EXERCISE DIRECTIONS ▸
Print only the lines from the top of the data through the line with "0.50, 0.49, 0.50]", both included, skipping every picture.
········
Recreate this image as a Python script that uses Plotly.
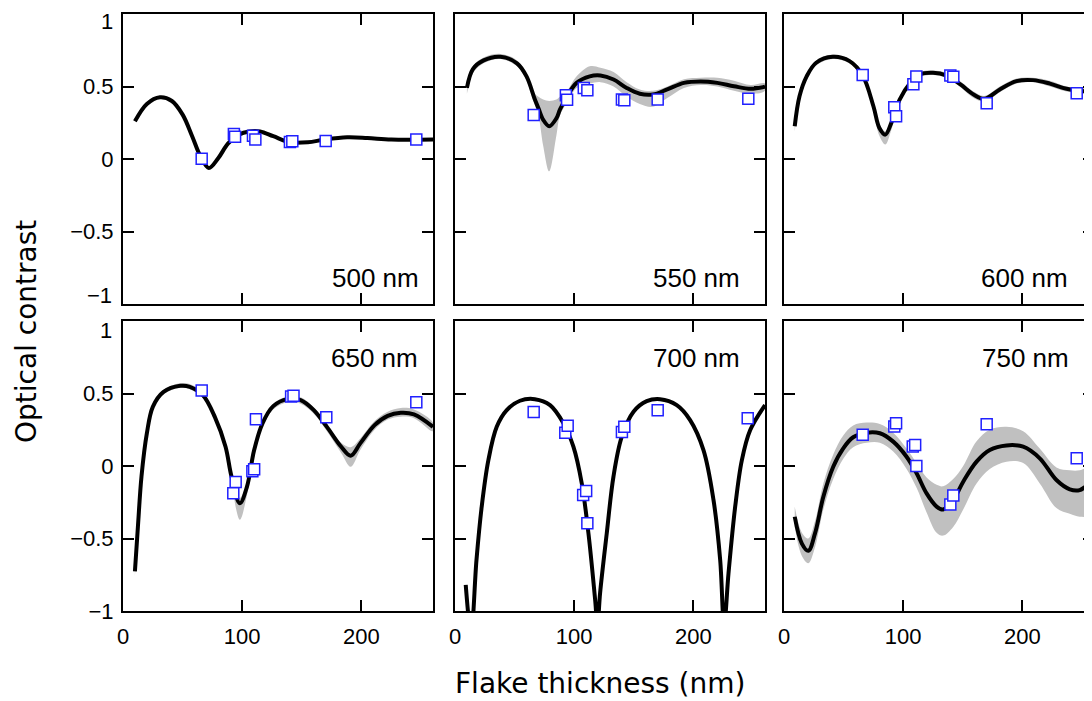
import plotly.graph_objects as go

# ---------------- data ----------------
panel_labels = ["500 nm", "550 nm", "600 nm", "650 nm", "700 nm", "750 nm"]

x500 = [10, 20, 31, 41, 50, 58, 65, 72, 80, 88, 97, 106, 115, 126, 140, 155, 169, 188, 205, 225, 260]
y500 = [0.26, 0.38, 0.426, 0.40, 0.306, 0.157, 0.018, -0.062, 0.007, 0.106, 0.168, 0.19, 0.19, 0.157, 0.115, 0.115, 0.134, 0.15, 0.145, 0.134, 0.134]

x550 = [10, 15, 24, 38, 52, 60, 67, 70, 74, 79, 85, 88, 94, 102, 113, 122, 133, 144, 155, 166, 178, 192, 206, 220, 234, 248, 260]
y550 = [0.49, 0.62, 0.68, 0.705, 0.66, 0.57, 0.41, 0.35, 0.27, 0.226, 0.28, 0.34, 0.433, 0.525, 0.57, 0.576, 0.548, 0.49, 0.45, 0.445, 0.48, 0.525, 0.535, 0.525, 0.502, 0.484, 0.498]
lo550 = [0.45, 0.59, 0.66, 0.69, 0.64, 0.54, 0.37, 0.30, 0.09, -0.085, 0.16, 0.30, 0.39, 0.49, 0.52, 0.53, 0.50, 0.43, 0.38, 0.36, 0.42, 0.49, 0.51, 0.50, 0.47, 0.45, 0.47]
hi550 = [0.51, 0.64, 0.70, 0.725, 0.68, 0.59, 0.45, 0.43, 0.41, 0.40, 0.41, 0.43, 0.47, 0.57, 0.64, 0.63, 0.60, 0.53, 0.48, 0.47, 0.50, 0.55, 0.56, 0.56, 0.54, 0.51, 0.52]

x600 = [9, 13, 19, 27, 41, 55, 66, 75, 80, 85, 90, 97, 106, 114, 125, 136, 148, 159, 168, 181, 195, 209, 223, 237, 251, 260]
y600 = [0.226, 0.433, 0.57, 0.664, 0.705, 0.675, 0.576, 0.364, 0.214, 0.168, 0.249, 0.41, 0.525, 0.583, 0.594, 0.576, 0.514, 0.445, 0.415, 0.48, 0.537, 0.544, 0.52, 0.484, 0.468, 0.484]
lo600 = [0.19, 0.41, 0.55, 0.645, 0.69, 0.66, 0.555, 0.33, 0.16, 0.10, 0.20, 0.39, 0.505, 0.565, 0.58, 0.56, 0.495, 0.42, 0.395, 0.46, 0.52, 0.53, 0.50, 0.465, 0.45, 0.465]
hi600 = [0.25, 0.45, 0.585, 0.68, 0.72, 0.69, 0.595, 0.385, 0.24, 0.19, 0.27, 0.43, 0.545, 0.60, 0.61, 0.595, 0.535, 0.465, 0.435, 0.50, 0.555, 0.56, 0.54, 0.50, 0.49, 0.50]

x650 = [10, 12.5, 15.5, 20, 25, 34, 48, 56, 67, 77, 86, 91, 98, 104, 110, 117, 126, 138, 149, 160, 171, 183, 191, 199, 211, 222, 233, 244, 260]
y650 = [-0.727, -0.42, -0.073, 0.225, 0.408, 0.511, 0.553, 0.546, 0.489, 0.339, 0.133, -0.073, -0.257, -0.142, 0.11, 0.294, 0.413, 0.461, 0.454, 0.385, 0.27, 0.133, 0.071, 0.156, 0.282, 0.346, 0.367, 0.356, 0.27]
lo650 = [-0.76, -0.45, -0.10, 0.20, 0.39, 0.495, 0.54, 0.53, 0.47, 0.32, 0.10, -0.12, -0.37, -0.20, 0.07, 0.27, 0.39, 0.44, 0.43, 0.36, 0.24, 0.09, -0.005, 0.11, 0.25, 0.32, 0.34, 0.33, 0.24]
hi650 = [-0.70, -0.39, -0.05, 0.25, 0.425, 0.525, 0.57, 0.565, 0.505, 0.355, 0.15, -0.04, -0.22, -0.11, 0.13, 0.31, 0.43, 0.48, 0.475, 0.405, 0.29, 0.16, 0.13, 0.19, 0.31, 0.375, 0.40, 0.39, 0.30]

x700 = [9, 13.5, 18, 22.4, 28, 35, 43.4, 54.5, 67, 79.7, 91, 99.3, 106.3, 111.9, 117.5, 119.5, 121.7, 127.3, 132.9, 139.9, 149.7, 160.8, 172, 186, 197.2, 208.4, 216.8, 222.4, 225.7, 229.4, 235, 240.6, 247.6, 260]
y700 = [-0.82, -1.15, -0.65, -0.28, 0.04, 0.27, 0.385, 0.45, 0.461, 0.42, 0.294, 0.133, -0.119, -0.463, -0.92, -1.1, -0.876, -0.463, -0.073, 0.202, 0.374, 0.447, 0.461, 0.42, 0.317, 0.11, -0.234, -0.647, -1.1, -0.739, -0.28, 0.041, 0.248, 0.42]

x750 = [9, 15, 20.4, 26, 33, 41.3, 49.7, 58, 69.3, 80.4, 91.6, 102.8, 111.2, 119.6, 128, 133.5, 141.9, 150.3, 161.5, 172.6, 186.6, 200.6, 214.5, 228.5, 239.7, 248, 260]
y750 = [-0.35, -0.535, -0.585, -0.465, -0.212, -0.005, 0.122, 0.198, 0.23, 0.226, 0.168, 0.064, -0.05, -0.189, -0.28, -0.3, -0.235, -0.108, 0.03, 0.11, 0.142, 0.133, 0.053, -0.097, -0.161, -0.166, -0.09]
lo750 = [-0.42, -0.62, -0.67, -0.56, -0.30, -0.09, 0.05, 0.13, 0.16, 0.16, 0.10, -0.02, -0.15, -0.32, -0.46, -0.48, -0.42, -0.30, -0.12, -0.02, 0.03, 0.02, -0.12, -0.29, -0.33, -0.35, -0.33]
hi750 = [-0.28, -0.46, -0.50, -0.38, -0.12, 0.08, 0.21, 0.28, 0.30, 0.29, 0.23, 0.12, 0.02, -0.08, -0.13, -0.14, -0.09, 0.00, 0.17, 0.25, 0.27, 0.24, 0.12, -0.01, -0.03, -0.03, 0.00]

mx500 = [66, 93, 94, 109, 111, 140, 142, 170, 246]
my500 = [0.002, 0.173, 0.154, 0.161, 0.134, 0.118, 0.122, 0.124, 0.134]
mx550 = [66, 93, 94, 108, 111, 140, 142, 170, 246]
my550 = [0.304, 0.44, 0.408, 0.49, 0.475, 0.41, 0.405, 0.41, 0.415]
mx600 = [66, 92.5, 94, 108.5, 111, 139.5, 142, 170, 245.5]
my600 = [0.58, 0.357, 0.295, 0.516, 0.569, 0.576, 0.567, 0.385, 0.454]
mx650 = [66, 94.5, 92.5, 108.5, 110, 111.5, 141, 143, 170.5, 246]
my650 = [0.52, -0.11, -0.188, -0.037, -0.023, 0.323, 0.479, 0.484, 0.337, 0.44]
mx700 = [66, 92.5, 94.5, 107.5, 110, 111, 140, 142, 170, 245.5]
my700 = [0.372, 0.229, 0.278, -0.2, -0.172, -0.394, 0.234, 0.271, 0.385, 0.33]
mx750 = [66, 92.5, 94, 108, 110, 111, 139.5, 142, 170, 245.5]
my750 = [0.216, 0.272, 0.295, 0.134, 0.145, 0.0, -0.265, -0.203, 0.288, 0.053]

y_tickvals_top = [-0.5, 0, 0.5, 1]
y_ticktext_top = ["\u22120.5", "0", "0.5", ""]
y_tickvals_bottom = [-1, -0.5, 0, 0.5]
y_ticktext_bottom = ["\u22121", "\u22120.5", "0", "0.5"]
x_tickvals = [0, 100, 200]
x_ticktext = ["0", "100", "200"]

curves = [(x500, y500), (x550, y550), (x600, y600), (x650, y650), (x700, y700), (x750, y750)]
bands = [None, (lo550, hi550), (lo600, hi600), (lo650, hi650), None, (lo750, hi750)]
markers = [(mx500, my500), (mx550, my550), (mx600, my600), (mx650, my650), (mx700, my700), (mx750, my750)]

# ---------------- layout geometry ----------------
# The page body has a default 8 px margin, so figure pixel = screen pixel - OFF.
W, H = 1092, 701
OFF = 8
col_px = [(123, 433), (455, 765), (784, 1094)]   # screen pixels
row_px = [(14, 304), (321, 611)]
label_x = [250, 240.5, 240, 249.5, 240.5, 241]
label_y = [-0.82, -0.82, -0.82, 0.745, 0.745, 0.745]


def px(v):
    return (v - OFF) / W


def py(v):
    return 1 - (v - OFF) / H


fig = go.Figure()
layout = dict(
    width=W, height=H,
    margin=dict(l=0, r=0, t=0, b=0, pad=0, autoexpand=False),
    paper_bgcolor="white", plot_bgcolor="white",
    showlegend=False,
)

tick_font = dict(family="Liberation Sans, Arial, sans-serif", size=22, color="black")

for i in range(6):
    r, c = divmod(i, 3)
    sfx = "" if i == 0 else str(i + 1)
    xa, ya = "x" + sfx, "y" + sfx
    x0, x1 = col_px[c]
    y0, y1 = row_px[r]
    layout["xaxis" + sfx] = dict(
        domain=[px(x0), min(px(x1), 1.0)], anchor=ya, range=[0, 260],
        showline=True, linecolor="black", linewidth=2, mirror="ticks",
        ticks="inside", ticklen=11, tickwidth=2, tickcolor="black",
        tickvals=x_tickvals, ticktext=x_ticktext,
        showticklabels=(r == 1), tickfont=tick_font, ticklabelstandoff=5,
        ticklabeloverflow="allow",
        showgrid=False, zeroline=False, fixedrange=True, automargin=False,
    )
    layout["yaxis" + sfx] = dict(
        domain=[py(y1), py(y0)], anchor=xa, range=[-1, 1],
        showline=True, linecolor="black", linewidth=2, mirror="ticks",
        ticks="inside", ticklen=11, tickwidth=2, tickcolor="black",
        tickvals=(y_tickvals_top if r == 0 else y_tickvals_bottom),
        ticktext=(y_ticktext_top if r == 0 else y_ticktext_bottom),
        showticklabels=(c == 0), tickfont=tick_font, ticklabelstandoff=3,
        ticklabeloverflow="allow",
        showgrid=False, zeroline=False, fixedrange=True, automargin=False,
    )
    band = bands[i]
    cx, cy = curves[i]
    if band is not None:
        lo, hi = band
        fig.add_trace(go.Scatter(
            x=list(cx) + list(cx)[::-1], y=list(hi) + list(lo)[::-1],
            fill="toself", fillcolor="#c0c0c0", mode="lines",
            line=dict(width=0, shape="spline", color="#c0c0c0"),
            xaxis=xa, yaxis=ya, hoverinfo="skip",
        ))
    fig.add_trace(go.Scatter(
        x=cx, y=cy, mode="lines",
        line=dict(color="black", width=4, shape="spline", smoothing=1.0),
        xaxis=xa, yaxis=ya,
    ))
    mx, my = markers[i]
    fig.add_trace(go.Scatter(
        x=mx, y=my, mode="markers",
        marker=dict(symbol="square", size=11, color="white",
                    line=dict(color="#2020ff", width=1.5)),
        xaxis=xa, yaxis=ya, cliponaxis=False,
    ))

annotations = []
for i in range(6):
    sfx = "" if i == 0 else str(i + 1)
    annotations.append(dict(
        x=label_x[i], y=label_y[i], xref="x" + sfx, yref="y" + sfx,
        text=panel_labels[i], showarrow=False, xanchor="right", yanchor="middle",
        font=dict(family="Liberation Sans, Arial, sans-serif", size=26, color="black"),
    ))
# end-of-axis labels placed so they neither overlap nor leave the page (as in the reference)
annotations.append(dict(
    x=px(114), y=1.0, xref="paper", yref="paper", text="1",
    showarrow=False, xanchor="right", yanchor="top", borderpad=0, font=tick_font,
))
annotations.append(dict(
    x=px(114), y=py(295), xref="paper", yref="paper", text="\u22121",
    showarrow=False, xanchor="right", yanchor="middle", font=tick_font,
))
annotations.append(dict(
    x=px(114), y=py(330), xref="paper", yref="paper", text="1",
    showarrow=False, xanchor="right", yanchor="middle", font=tick_font,
))
annotations.append(dict(
    x=px(600), y=py(683), xref="paper", yref="paper",
    text="Flake thickness (nm)", showarrow=False, xanchor="center", yanchor="middle",
    font=dict(family="DejaVu Sans, Verdana, sans-serif", size=28, color="black"),
))
annotations.append(dict(
    x=px(26), y=py(332), xref="paper", yref="paper",
    text="Optical contrast", showarrow=False, textangle=-90,
    xanchor="center", yanchor="middle",
    font=dict(family="DejaVu Sans, Verdana, sans-serif", size=28, color="black"),
))
layout["annotations"] = annotations

fig.update_layout(**layout)
fig.write_html("out.html")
········
CORRECT OUTPUT ▸
Recreate this image as a Python script that uses Plotly.
import plotly.graph_objects as go

# ---------------- data ----------------
panel_labels = ["500 nm", "550 nm", "600 nm", "650 nm", "700 nm", "750 nm"]

x500 = [10, 20, 31, 41, 50, 58, 65, 72, 80, 88, 97, 106, 115, 126, 140, 155, 169, 188, 205, 225, 260]
y500 = [0.26, 0.38, 0.426, 0.40, 0.306, 0.157, 0.018, -0.062, 0.007, 0.106, 0.168, 0.19, 0.19, 0.157, 0.115, 0.115, 0.134, 0.15, 0.145, 0.134, 0.134]

x550 = [10, 15, 24, 38, 52, 60, 67, 70, 74, 79, 85, 88, 94, 102, 113, 122, 133, 144, 155, 166, 178, 192, 206, 220, 234, 248, 260]
y550 = [0.49, 0.62, 0.68, 0.705, 0.66, 0.57, 0.41, 0.35, 0.27, 0.226, 0.28, 0.34, 0.433, 0.525, 0.57, 0.576, 0.548, 0.49, 0.45, 0.445, 0.48, 0.525, 0.535, 0.525, 0.502, 0.484, 0.498]
lo550 = [0.45, 0.59, 0.66, 0.69, 0.64, 0.54, 0.37, 0.30, 0.09, -0.085, 0.16, 0.30, 0.39, 0.49, 0.52, 0.53, 0.50, 0.43, 0.38, 0.36, 0.42, 0.49, 0.51, 0.50, 0.47, 0.45, 0.47]
hi550 = [0.51, 0.64, 0.70, 0.725, 0.68, 0.59, 0.45, 0.43, 0.41, 0.40, 0.41, 0.43, 0.47, 0.57, 0.64, 0.63, 0.60, 0.53, 0.48, 0.47, 0.50, 0.55, 0.56, 0.56, 0.54, 0.51, 0.52]

x600 = [9, 13, 19, 27, 41, 55, 66, 75, 80, 85, 90, 97, 106, 114, 125, 136, 148, 159, 168, 181, 195, 209, 223, 237, 251, 260]
y600 = [0.226, 0.433, 0.57, 0.664, 0.705, 0.675, 0.576, 0.364, 0.214, 0.168, 0.249, 0.41, 0.525, 0.583, 0.594, 0.576, 0.514, 0.445, 0.415, 0.48, 0.537, 0.544, 0.52, 0.484, 0.468, 0.484]
lo600 = [0.19, 0.41, 0.55, 0.645, 0.69, 0.66, 0.555, 0.33, 0.16, 0.10, 0.20, 0.39, 0.505, 0.565, 0.58, 0.56, 0.495, 0.42, 0.395, 0.46, 0.52, 0.53, 0.50, 0.465, 0.45, 0.465]
hi600 = [0.25, 0.45, 0.585, 0.68, 0.72, 0.69, 0.595, 0.385, 0.24, 0.19, 0.27, 0.43, 0.545, 0.60, 0.61, 0.595, 0.535, 0.465, 0.435, 0.50, 0.555, 0.56, 0.54, 0.50, 0.49, 0.50]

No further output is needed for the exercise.